61. Then all Devas along with Indra and Viṣṇu angrily cursed Surabhi who was intent to utter falsehood:

62. “O splendid one, today a lie has been thus uttered by your mouth, “Let your mouth be unholy and impure. Let it be excluded from all religious rites.

63. Even though fragrant, O Ketakī, you shall be unsuitable for the worship of Śiva. There is no doubt about it, O good lady, that you have lied.”

64-68. Then the ethereal voice cursed Brahmā: “O stupid one, why has falsehood been uttered childishly by you? (Why have you done this) along with Bhṛgu, the sages and the priest? Hence you will never be worthy of worship. You will suffer from pain. The sages (who ought to be) virtuous will be excluded from truthful statements. They will be deluded, engaged iṇ disputes, jealous and unaware of true knowledge. They will be beggars and worthy of being cut to pieces. They will perpetually ruin their own knowledge. They will boast iof themselves. They will be stubborn and will censure one another.”

Thus Devas beginning with Brahmā, as well as the sages were cursed. All of them, cursed by Śiva sought refuge in Liṅga.

Footnotes and references:


The story of Śiva’s visit to Dāruvana and dropping of his Phallus, when cursed by sages, is found in other Purāṇas also (e.g. KP II.3.8-39, BdP I.ii. 27). The peculiar behaviour of Śiva is called Dvāra in Pāśupata Sūtras.


This legend explains why the leaf of Ketakī is not used in Śiva’s worship and why god Brahmā is not generally worshipped. This legend has no basis in Mahābhārata and Vālmīki’s Rāmāyaṇa.

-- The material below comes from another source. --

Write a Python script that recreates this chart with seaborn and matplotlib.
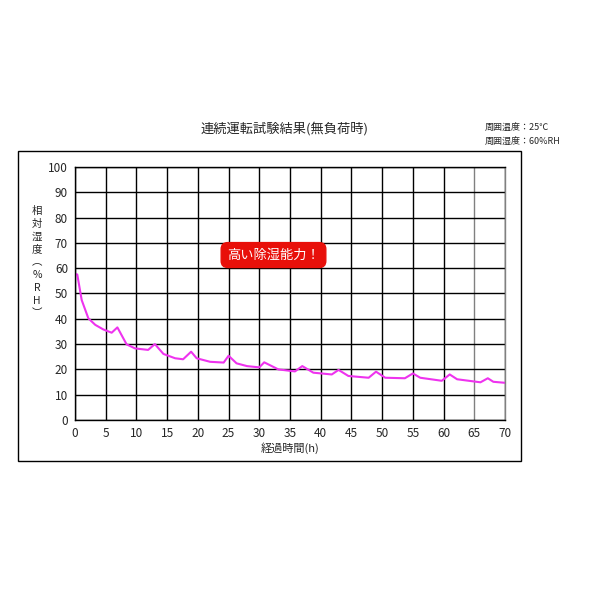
import pandas as pd
import matplotlib
matplotlib.use("Agg")
import matplotlib.pyplot as plt
from matplotlib.patches import Rectangle
import seaborn as sns

# Data (hours, %RH)
hours = [0.0, 0.37, 1.09, 2.17, 3.3, 4.6, 5.97, 6.9, 8.4, 9.77, 11.9, 13.0,
         14.4, 16.3, 17.6, 18.9, 19.8, 22.0, 24.2, 25.0, 26.3, 28.0, 30.0,
         30.8, 33.1, 35.8, 37.0, 38.8, 41.8, 42.9, 44.5, 47.8, 49.0, 50.5,
         53.7, 55.0, 56.2, 59.7, 61.0, 62.2, 66.0, 67.2, 68.1, 70.0]
humidity = [57.7, 57.5, 47.4, 40.2, 37.6, 35.8, 34.5, 36.6, 29.9, 28.3, 27.7,
            30.0, 26.1, 24.4, 24.0, 27.0, 24.4, 23.0, 22.7, 25.4, 22.4, 21.3,
            20.8, 22.8, 20.0, 19.2, 21.3, 18.7, 18.0, 19.8, 17.4, 16.7, 19.1,
            16.7, 16.5, 18.4, 16.7, 15.5, 18.0, 16.1, 14.9, 16.5, 15.1, 14.7]

x_ticks = list(range(0, 71, 5))
y_ticks = list(range(0, 101, 10))

df = pd.DataFrame({"hours": hours, "humidity": humidity})

sns.set_style("white")
plt.rcParams["font.family"] = ["Noto Sans CJK JP", "DejaVu Sans"]

fig = plt.figure(figsize=(6, 6), dpi=100)
ax = fig.add_axes([0.125, 0.3, 0.7167, 0.4217])

# outer frame around the chart
fig.patches.append(Rectangle((0.03, 0.2317), 0.838, 0.5167, transform=fig.transFigure,
                             fill=False, edgecolor="black", linewidth=1))

sns.lineplot(data=df, x="hours", y="humidity", color="#EE33EE", linewidth=1.5, ax=ax)

ax.set_xlim(0, 70)
ax.set_ylim(0, 100)
ax.set_xticks(x_ticks)
ax.set_yticks(y_ticks)
ax.tick_params(length=0, labelsize=8.5, pad=5)
ax.grid(True, color="black", linewidth=1)
for tick, line in zip(ax.get_xticks(), ax.get_xgridlines()):
    if tick == 65:
        line.set_color("gray")
ax.set_axisbelow(True)
for name, spine in ax.spines.items():
    spine.set_visible(True)
    spine.set_color("gray" if name == "right" else "black")
    spine.set_linewidth(1)

ax.set_xlabel("経過時間(h)", fontsize=8, labelpad=2)
ax.set_ylabel("")
fig.text(0.062, 0.563, "相\n対\n湿\n度\n︵\n%\nR\nH\n︶", fontsize=7.5,
         ha="center", va="center", linespacing=1.35)

fig.text(0.475, 0.785, "連続運転試験結果(無負荷時)", fontsize=9.5, ha="center", va="center")
fig.text(0.808, 0.788, "周囲温度：25℃", fontsize=6.5, ha="left", va="center")
fig.text(0.808, 0.765, "周囲湿度：60%RH", fontsize=6.5, ha="left", va="center")

ax.text(0.4616, 0.652, "高い除湿能力！", transform=ax.transAxes, fontsize=9.5,
        color="white", ha="center", va="center",
        bbox=dict(boxstyle="round,pad=0.45,rounding_size=0.5", facecolor="#E8100A",
                  edgecolor="#E8100A"))

fig.savefig("out.png", dpi=100)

Here gods requested Viṣṇu to trace the root of the Liṅga as he was a Varāha and due to Brahmā’s association with swans, the latter was sent to explore the top. In other Purāṇas we are told that Śiva appeared in the form of a column of fire to resolve, the conflict between Brahmā and Viṣṇu about personal superiority and showed them that he was superior to them both.